“Remember, you are dust…”

I’ve always enjoyed Ash Wednesday services.  I enjoy them not because they make me happy, but because they are powerful.  The reminder that we are dust, and to dust we will return is an important reminder.  The feeling of the grit of the ash on my forehead helps me to remember the grit of my sin.  I enjoy Ash Wednesday services because they help me to refocus my life on God, and it helps me to re-center my existance on God, and God’s transforming work.

I have participated in the imposition of the ashes many times before.  Hearing the words “Remember, that you are dust, and to dust you shall return” is always a very sobering experience.  Saying the words wrenches my heart.  But Ash Wednesday this year, the first Ash Wednesday as the pastor of my church, I had an experience that almost moved me to tears: I looked a three year old girl in the eyes and said, “Remember that you are dust, and to dust you will return.”  The fact of the matter is that she is dust, and she will return to dust, just as I am and I will also.
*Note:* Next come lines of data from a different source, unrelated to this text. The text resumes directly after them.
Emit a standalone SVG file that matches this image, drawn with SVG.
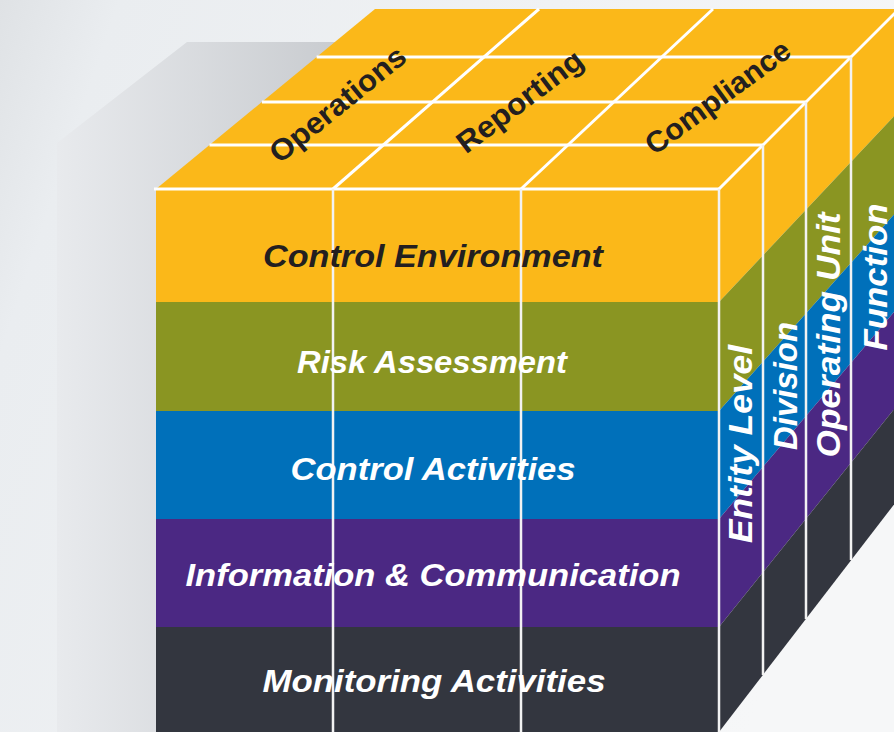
<svg xmlns="http://www.w3.org/2000/svg" width="894" height="732" viewBox="0 0 894 732">
  <defs>
    <linearGradient id="bg" x1="0" y1="0" x2="894" y2="300" gradientUnits="userSpaceOnUse">
      <stop offset="0" stop-color="#dfe2e5"/>
      <stop offset="0.12" stop-color="#eaedf0"/>
      <stop offset="1" stop-color="#f6f7f8"/>
    </linearGradient>
    <linearGradient id="shadow" x1="57" y1="0" x2="345" y2="0" gradientUnits="userSpaceOnUse">
      <stop offset="0" stop-color="#e8eaed"/>
      <stop offset="1" stop-color="#c8cbcf"/>
    </linearGradient>
    <style>
      .yel { fill: #fbb819; }
      .olv { fill: #8a9522; }
      .blu { fill: #0070ba; }
      .pur { fill: #4b2883; }
      .drk { fill: #33363f; }
      .grid line { stroke: #ffffff; stroke-width: 3; stroke-linecap: butt; }
      .grid line.v { stroke: #f2f2f2; stroke-width: 2.5; }
      .front { font-family: "Liberation Sans", Arial, sans-serif; font-weight: 700; font-style: italic; font-size: 31px; text-anchor: middle; }
      .side { font-family: "Liberation Sans", Arial, sans-serif; font-weight: 700; font-style: italic; font-size: 33px; text-anchor: middle; fill: #ffffff; }
      .topl { font-family: "Liberation Sans", Arial, sans-serif; font-weight: 700; font-size: 30px; text-anchor: middle; fill: #231f20; }
    </style>
  </defs>

  <g id="background">
    <rect x="0" y="0" width="894" height="732" fill="url(#bg)"/>
    <polygon points="187,42 360,42 156,230 156,732 57,732 57,143" fill="url(#shadow)"/>
  </g>

  <g id="top-face">
    <polygon class="yel" points="156,189 375,9 899,9 719,189"/>
  </g>

  <g id="control-environment">
    <rect class="yel" x="156" y="189" width="563" height="113"/>
    <polygon class="yel" points="719,189 899,9 899,111 719,302"/>
  </g>
  <g id="risk-assessment">
    <rect class="olv" x="156" y="302" width="563" height="109"/>
    <polygon class="olv" points="719,302 899,111 899,209 719,411"/>
  </g>
  <g id="control-activities">
    <rect class="blu" x="156" y="411" width="563" height="108"/>
    <polygon class="blu" points="719,411 899,209 899,306 719,519"/>
  </g>
  <g id="information-communication">
    <rect class="pur" x="156" y="519" width="563" height="108"/>
    <polygon class="pur" points="719,519 899,306 899,403 719,627"/>
  </g>
  <g id="monitoring-activities">
    <rect class="drk" x="156" y="627" width="563" height="105"/>
    <polygon class="drk" points="719,627 899,403 899,498 719,732"/>
  </g>

  <g id="grid-lines" class="grid">
    <line x1="316.6" y1="57" x2="851" y2="57"/>
    <line x1="261.9" y1="102" x2="806" y2="102"/>
    <line x1="209.5" y1="145" x2="763" y2="145"/>
    <line x1="154" y1="189" x2="719" y2="189"/>
    <line x1="333" y1="189" x2="539" y2="9"/>
    <line x1="521" y1="189" x2="713" y2="9"/>
    <line x1="719" y1="189" x2="899" y2="9"/>
    <line class="v" x1="333" y1="189" x2="333" y2="732"/>
    <line class="v" x1="521" y1="189" x2="521" y2="732"/>
    <line class="v" x1="719" y1="189" x2="719" y2="732"/>
    <line class="v" x1="763" y1="145" x2="763" y2="675"/>
    <line class="v" x1="806" y1="102" x2="806" y2="619"/>
    <line class="v" x1="851" y1="57" x2="851" y2="560"/>
  </g>

  <g id="front-labels">
    <text class="front" x="433" y="267" fill="#231f20" textLength="340" lengthAdjust="spacingAndGlyphs">Control Environment</text>
    <text class="front" x="432" y="373" fill="#ffffff" textLength="270" lengthAdjust="spacingAndGlyphs">Risk Assessment</text>
    <text class="front" x="433" y="480" fill="#ffffff" textLength="285" lengthAdjust="spacingAndGlyphs">Control Activities</text>
    <text class="front" x="433" y="586" fill="#ffffff" textLength="495" lengthAdjust="spacingAndGlyphs">Information &amp; Communication</text>
    <text class="front" x="434" y="692" fill="#ffffff" textLength="343" lengthAdjust="spacingAndGlyphs">Monitoring Activities</text>
  </g>

  <g id="top-labels">
    <g id="operations" transform="translate(339,106) rotate(-39)">
      <text class="topl" x="0" y="8" textLength="166" lengthAdjust="spacingAndGlyphs">Operations</text>
    </g>
    <g id="reporting" transform="translate(521,103) rotate(-37)">
      <text class="topl" x="0" y="8" textLength="150" lengthAdjust="spacingAndGlyphs">Reporting</text>
    </g>
    <g id="compliance" transform="translate(719,99) rotate(-36)">
      <text class="topl" x="0" y="8" textLength="172" lengthAdjust="spacingAndGlyphs">Compliance</text>
    </g>
  </g>

  <g id="side-labels">
    <g id="entity-level" transform="translate(752,444) rotate(-90)">
      <text class="side" x="0" y="0" textLength="198" lengthAdjust="spacingAndGlyphs">Entity Level</text>
    </g>
    <g id="division" transform="translate(797,386) rotate(-90)">
      <text class="side" x="0" y="0" textLength="128" lengthAdjust="spacingAndGlyphs">Division</text>
    </g>
    <g id="operating-unit" transform="translate(840,335) rotate(-90)">
      <text class="side" x="0" y="0" textLength="245" lengthAdjust="spacingAndGlyphs">Operating Unit</text>
    </g>
    <g id="function" transform="translate(887,277) rotate(-90)">
      <text class="side" x="0" y="0" textLength="147" lengthAdjust="spacingAndGlyphs">Function</text>
    </g>
  </g>
</svg>
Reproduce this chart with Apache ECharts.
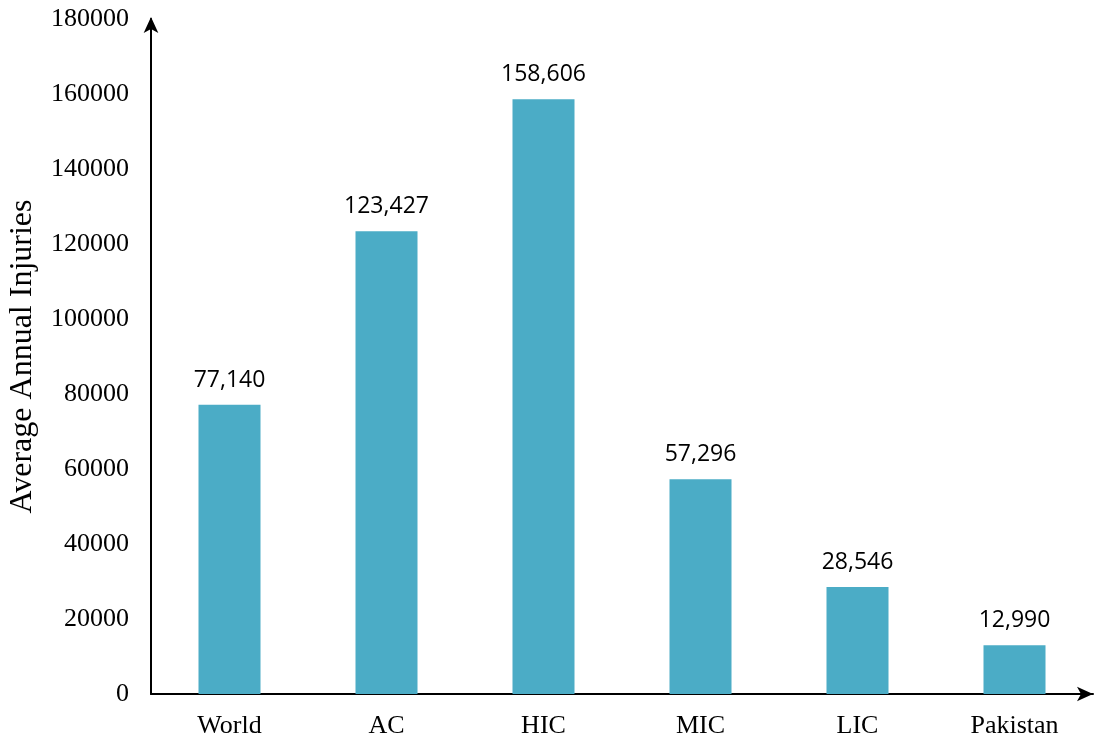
<!DOCTYPE html>
<html>
<head>
<meta charset="utf-8">
<script src="https://cdn.jsdelivr.net/npm/echarts@6/dist/echarts.min.js"></script>
<style>
  html, body { margin: 0; padding: 0; background: #fff; }
  #chart { width: 1094px; height: 745px; }
</style>
</head>
<body>
<div id="chart"></div>
<script>
// Average annual injuries by country group
const categories = ['World', 'AC', 'HIC', 'MIC', 'LIC', 'Pakistan'];
const injuries = [77140, 123427, 158606, 57296, 28546, 12990];
const yTicks = [0, 20000, 40000, 60000, 80000, 100000, 120000, 140000, 160000, 180000];

const serif = '"Liberation Serif", "DejaVu Serif", serif';
const sans = '"Open Sans", "Liberation Sans", sans-serif';

const chart = echarts.init(document.getElementById('chart'));
chart.setOption({
  animation: false,
  grid: { left: 151, right: 1, top: 19, bottom: 51, containLabel: false, outerBoundsMode: 'none' },
  xAxis: {
    type: 'category',
    data: categories,
    axisLine: {
      show: true,
      symbol: ['none', 'arrow'],
      symbolSize: [11, 16],
      lineStyle: { color: '#000', width: 2 }
    },
    axisTick: { show: false },
    axisLabel: { fontFamily: serif, fontSize: 26, color: '#000', margin: 19 }
  },
  yAxis: {
    type: 'value',
    min: yTicks[0],
    max: yTicks[yTicks.length - 1],
    interval: yTicks[1] - yTicks[0],
    name: 'Average Annual Injuries',
    nameLocation: 'middle',
    nameGap: 112,
    nameTextStyle: { fontFamily: serif, fontSize: 32, color: '#000' },
    axisLine: {
      show: true,
      symbol: ['none', 'arrow'],
      symbolSize: [11, 16],
      symbolOffset: [0, 2],
      lineStyle: { color: '#000', width: 2 }
    },
    axisTick: { show: false },
    splitLine: { show: false },
    axisLabel: {
      fontFamily: serif, fontSize: 26, color: '#000', margin: 22,
      formatter: v => String(v)
    }
  },
  series: [{
    type: 'bar',
    data: injuries,
    barWidth: 62,
    itemStyle: { color: '#4BACC6' },
    label: {
      show: true,
      position: 'top',
      distance: 13,
      fontFamily: sans,
      fontSize: 23,
      color: '#000',
      formatter: p => p.value.toLocaleString('en-US')
    }
  }]
});
</script>
</body>
</html>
For some reason, it is much more powerful when I say it to a child.

I think about how many years they have ahead of them, how many great things they may do.  It is sobering to think about mortality before their life really even began.  I suppose, though, that that is the point of Ash Wednesday. That it is not about us — it is about God.  We can not do anything lasting.  I suppose that is a bit of what Qoheleth was thinking in the composition of Ecclesiastes.  The point is that God does the lasting work, and in understanding our mortality, we allow ourselves to be changed by God.

Ash Wednesday is the first day of Lent, and Lent is a time of repentence, prayer, transformation, and renewal. In order for this transformation and renewal to happen, we have to recenter ourselves on the order of the universe.  God is God, I am dust — and in response I will open myself to God’s transformational work so that I can face Easter a renewed person.